Challenge |
Without the pictures, return all of the material exactly as written.

Supplied data |
--- Begin ---
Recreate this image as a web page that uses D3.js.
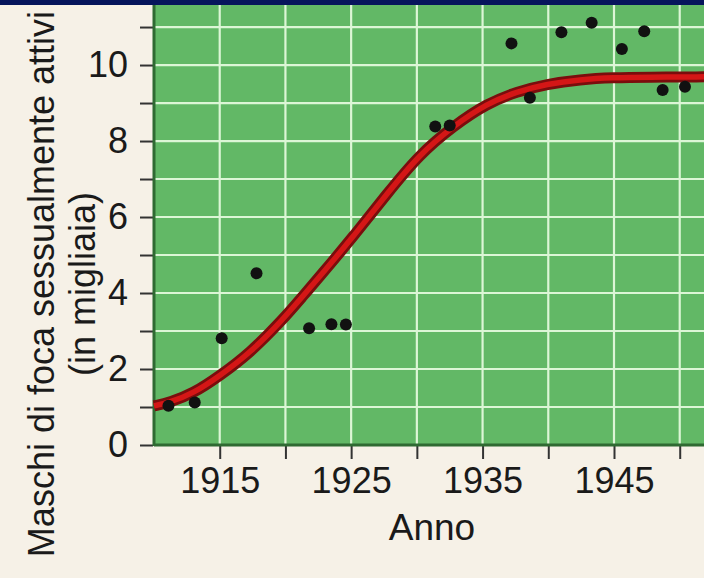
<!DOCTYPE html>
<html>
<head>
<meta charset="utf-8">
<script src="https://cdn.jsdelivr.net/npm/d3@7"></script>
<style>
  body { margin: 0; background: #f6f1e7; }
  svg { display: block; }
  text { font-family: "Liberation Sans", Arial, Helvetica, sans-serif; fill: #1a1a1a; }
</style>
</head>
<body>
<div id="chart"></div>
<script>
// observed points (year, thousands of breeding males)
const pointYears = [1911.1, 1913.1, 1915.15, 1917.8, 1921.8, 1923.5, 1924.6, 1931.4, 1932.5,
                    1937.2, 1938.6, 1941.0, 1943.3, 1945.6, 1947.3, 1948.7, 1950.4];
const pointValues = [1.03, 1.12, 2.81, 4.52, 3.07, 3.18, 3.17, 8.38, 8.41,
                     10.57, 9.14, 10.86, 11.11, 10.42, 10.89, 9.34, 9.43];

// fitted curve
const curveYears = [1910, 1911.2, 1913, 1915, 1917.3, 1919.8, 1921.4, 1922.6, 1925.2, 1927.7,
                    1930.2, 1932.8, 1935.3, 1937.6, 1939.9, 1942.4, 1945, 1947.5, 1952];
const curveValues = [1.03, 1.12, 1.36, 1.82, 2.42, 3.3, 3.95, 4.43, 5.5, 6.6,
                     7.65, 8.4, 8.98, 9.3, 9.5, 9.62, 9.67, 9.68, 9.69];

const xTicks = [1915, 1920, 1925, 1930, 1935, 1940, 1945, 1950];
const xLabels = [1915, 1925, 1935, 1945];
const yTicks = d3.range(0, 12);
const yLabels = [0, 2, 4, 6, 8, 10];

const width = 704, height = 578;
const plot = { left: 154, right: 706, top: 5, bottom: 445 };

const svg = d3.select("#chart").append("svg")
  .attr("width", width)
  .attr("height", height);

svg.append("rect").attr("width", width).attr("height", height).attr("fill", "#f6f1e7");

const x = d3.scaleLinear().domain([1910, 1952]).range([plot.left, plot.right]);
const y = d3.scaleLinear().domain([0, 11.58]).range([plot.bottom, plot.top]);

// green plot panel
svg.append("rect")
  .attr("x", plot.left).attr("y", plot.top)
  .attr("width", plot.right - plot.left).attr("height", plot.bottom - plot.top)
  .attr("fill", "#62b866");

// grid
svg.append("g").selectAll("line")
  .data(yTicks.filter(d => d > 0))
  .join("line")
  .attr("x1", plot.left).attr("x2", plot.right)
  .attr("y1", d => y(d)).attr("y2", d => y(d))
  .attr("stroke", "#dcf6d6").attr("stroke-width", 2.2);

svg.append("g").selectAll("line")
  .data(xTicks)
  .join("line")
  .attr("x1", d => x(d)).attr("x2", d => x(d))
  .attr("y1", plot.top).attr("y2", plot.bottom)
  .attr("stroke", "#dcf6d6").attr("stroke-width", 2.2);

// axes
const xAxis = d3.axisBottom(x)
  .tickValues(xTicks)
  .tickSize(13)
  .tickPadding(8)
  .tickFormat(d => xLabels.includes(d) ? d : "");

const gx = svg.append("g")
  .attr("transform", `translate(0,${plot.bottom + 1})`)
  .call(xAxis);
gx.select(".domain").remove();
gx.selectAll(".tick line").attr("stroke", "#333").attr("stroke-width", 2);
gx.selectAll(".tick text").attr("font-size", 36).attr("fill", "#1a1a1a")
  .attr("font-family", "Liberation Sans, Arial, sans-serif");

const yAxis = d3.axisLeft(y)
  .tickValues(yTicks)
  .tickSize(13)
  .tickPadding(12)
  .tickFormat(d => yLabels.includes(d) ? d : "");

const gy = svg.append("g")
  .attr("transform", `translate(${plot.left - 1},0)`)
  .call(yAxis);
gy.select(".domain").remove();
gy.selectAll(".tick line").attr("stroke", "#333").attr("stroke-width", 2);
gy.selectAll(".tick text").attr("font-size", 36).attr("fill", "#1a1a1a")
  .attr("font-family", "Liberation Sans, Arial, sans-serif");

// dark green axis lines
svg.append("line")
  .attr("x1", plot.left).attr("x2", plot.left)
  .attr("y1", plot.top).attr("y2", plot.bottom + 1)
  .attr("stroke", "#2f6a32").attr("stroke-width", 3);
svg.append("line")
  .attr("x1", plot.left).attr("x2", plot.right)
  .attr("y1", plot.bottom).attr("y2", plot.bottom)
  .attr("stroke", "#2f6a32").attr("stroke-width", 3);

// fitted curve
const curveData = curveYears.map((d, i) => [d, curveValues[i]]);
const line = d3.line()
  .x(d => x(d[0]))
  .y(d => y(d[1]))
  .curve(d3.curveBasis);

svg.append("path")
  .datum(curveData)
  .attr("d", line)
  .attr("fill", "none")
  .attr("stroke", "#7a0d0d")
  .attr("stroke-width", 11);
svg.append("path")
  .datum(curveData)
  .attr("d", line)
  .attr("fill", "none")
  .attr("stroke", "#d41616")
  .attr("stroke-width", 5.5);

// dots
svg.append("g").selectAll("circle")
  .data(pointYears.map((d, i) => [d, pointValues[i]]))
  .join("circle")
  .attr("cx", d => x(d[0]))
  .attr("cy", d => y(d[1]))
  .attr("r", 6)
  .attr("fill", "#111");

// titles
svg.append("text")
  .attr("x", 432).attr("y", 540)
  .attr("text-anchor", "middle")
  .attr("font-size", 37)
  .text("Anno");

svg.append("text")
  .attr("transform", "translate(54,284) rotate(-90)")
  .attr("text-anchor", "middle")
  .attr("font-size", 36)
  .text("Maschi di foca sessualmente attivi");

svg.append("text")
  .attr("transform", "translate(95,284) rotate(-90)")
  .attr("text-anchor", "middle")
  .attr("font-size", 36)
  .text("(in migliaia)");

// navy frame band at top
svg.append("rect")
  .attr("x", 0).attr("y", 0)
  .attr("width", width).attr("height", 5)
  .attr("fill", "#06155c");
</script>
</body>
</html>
--- End ---
Answer to the exercise |
Recreate this image as a web page that uses D3.js.
<!DOCTYPE html>
<html>
<head>
<meta charset="utf-8">
<script src="https://cdn.jsdelivr.net/npm/d3@7"></script>
<style>
  body { margin: 0; background: #f6f1e7; }
  svg { display: block; }
  text { font-family: "Liberation Sans", Arial, Helvetica, sans-serif; fill: #1a1a1a; }
</style>
</head>
<body>
<div id="chart"></div>
<script>
// observed points (year, thousands of breeding males)
const pointYears = [1911.1, 1913.1, 1915.15, 1917.8, 1921.8, 1923.5, 1924.6, 1931.4, 1932.5,
                    1937.2, 1938.6, 1941.0, 1943.3, 1945.6, 1947.3, 1948.7, 1950.4];
const pointValues = [1.03, 1.12, 2.81, 4.52, 3.07, 3.18, 3.17, 8.38, 8.41,
                     10.57, 9.14, 10.86, 11.11, 10.42, 10.89, 9.34, 9.43];

// fitted curve
const curveYears = [1910, 1911.2, 1913, 1915, 1917.3, 1919.8, 1921.4, 1922.6, 1925.2, 1927.7,
                    1930.2, 1932.8, 1935.3, 1937.6, 1939.9, 1942.4, 1945, 1947.5, 1952];
const curveValues = [1.03, 1.12, 1.36, 1.82, 2.42, 3.3, 3.95, 4.43, 5.5, 6.6,
                     7.65, 8.4, 8.98, 9.3, 9.5, 9.62, 9.67, 9.68, 9.69];

const xTicks = [1915, 1920, 1925, 1930, 1935, 1940, 1945, 1950];
const xLabels = [1915, 1925, 1935, 1945];
const yTicks = d3.range(0, 12);
const yLabels = [0, 2, 4, 6, 8, 10];

const width = 704, height = 578;
const plot = { left: 154, right: 706, top: 5, bottom: 445 };

const svg = d3.select("#chart").append("svg")
  .attr("width", width)
  .attr("height", height);

svg.append("rect").attr("width", width).attr("height", height).attr("fill", "#f6f1e7");

const x = d3.scaleLinear().domain([1910, 1952]).range([plot.left, plot.right]);
const y = d3.scaleLinear().domain([0, 11.58]).range([plot.bottom, plot.top]);

// green plot panel
svg.append("rect")
  .attr("x", plot.left).attr("y", plot.top)
  .attr("width", plot.right - plot.left).attr("height", plot.bottom - plot.top)
  .attr("fill", "#62b866");

// grid
svg.append("g").selectAll("line")
  .data(yTicks.filter(d => d > 0))
  .join("line")
  .attr("x1", plot.left).attr("x2", plot.right)
  .attr("y1", d => y(d)).attr("y2", d => y(d))
  .attr("stroke", "#dcf6d6").attr("stroke-width", 2.2);

svg.append("g").selectAll("line")
  .data(xTicks)
  .join("line")
  .attr("x1", d => x(d)).attr("x2", d => x(d))
  .attr("y1", plot.top).attr("y2", plot.bottom)
  .attr("stroke", "#dcf6d6").attr("stroke-width", 2.2);

// axes
const xAxis = d3.axisBottom(x)
  .tickValues(xTicks)
  .tickSize(13)
  .tickPadding(8)
  .tickFormat(d => xLabels.includes(d) ? d : "");

const gx = svg.append("g")
  .attr("transform", `translate(0,${plot.bottom + 1})`)
  .call(xAxis);
gx.select(".domain").remove();
gx.selectAll(".tick line").attr("stroke", "#333").attr("stroke-width", 2);
gx.selectAll(".tick text").attr("font-size", 36).attr("fill", "#1a1a1a")
  .attr("font-family", "Liberation Sans, Arial, sans-serif");

const yAxis = d3.axisLeft(y)
  .tickValues(yTicks)
  .tickSize(13)
  .tickPadding(12)
  .tickFormat(d => yLabels.includes(d) ? d : "");

const gy = svg.append("g")
  .attr("transform", `translate(${plot.left - 1},0)`)
  .call(yAxis);
gy.select(".domain").remove();
gy.selectAll(".tick line").attr("stroke", "#333").attr("stroke-width", 2);
gy.selectAll(".tick text").attr("font-size", 36).attr("fill", "#1a1a1a")
  .attr("font-family", "Liberation Sans, Arial, sans-serif");

// dark green axis lines
svg.append("line")
  .attr("x1", plot.left).attr("x2", plot.left)
  .attr("y1", plot.top).attr("y2", plot.bottom + 1)
  .attr("stroke", "#2f6a32").attr("stroke-width", 3);
svg.append("line")
  .attr("x1", plot.left).attr("x2", plot.right)
  .attr("y1", plot.bottom).attr("y2", plot.bottom)
  .attr("stroke", "#2f6a32").attr("stroke-width", 3);

// fitted curve
const curveData = curveYears.map((d, i) => [d, curveValues[i]]);
const line = d3.line()
  .x(d => x(d[0]))
  .y(d => y(d[1]))
  .curve(d3.curveBasis);

svg.append("path")
  .datum(curveData)
  .attr("d", line)
  .attr("fill", "none")
  .attr("stroke", "#7a0d0d")
  .attr("stroke-width", 11);
svg.append("path")
  .datum(curveData)
  .attr("d", line)
  .attr("fill", "none")
  .attr("stroke", "#d41616")
  .attr("stroke-width", 5.5);

// dots
svg.append("g").selectAll("circle")
  .data(pointYears.map((d, i) => [d, pointValues[i]]))
  .join("circle")
  .attr("cx", d => x(d[0]))
  .attr("cy", d => y(d[1]))
  .attr("r", 6)
  .attr("fill", "#111");

// titles
svg.append("text")
  .attr("x", 432).attr("y", 540)
  .attr("text-anchor", "middle")
  .attr("font-size", 37)
  .text("Anno");

svg.append("text")
  .attr("transform", "translate(54,284) rotate(-90)")
  .attr("text-anchor", "middle")
  .attr("font-size", 36)
  .text("Maschi di foca sessualmente attivi");

svg.append("text")
  .attr("transform", "translate(95,284) rotate(-90)")
  .attr("text-anchor", "middle")
  .attr("font-size", 36)
  .text("(in migliaia)");

// navy frame band at top
svg.append("rect")
  .attr("x", 0).attr("y", 0)
  .attr("width", width).attr("height", 5)
  .attr("fill", "#06155c");
</script>
</body>
</html>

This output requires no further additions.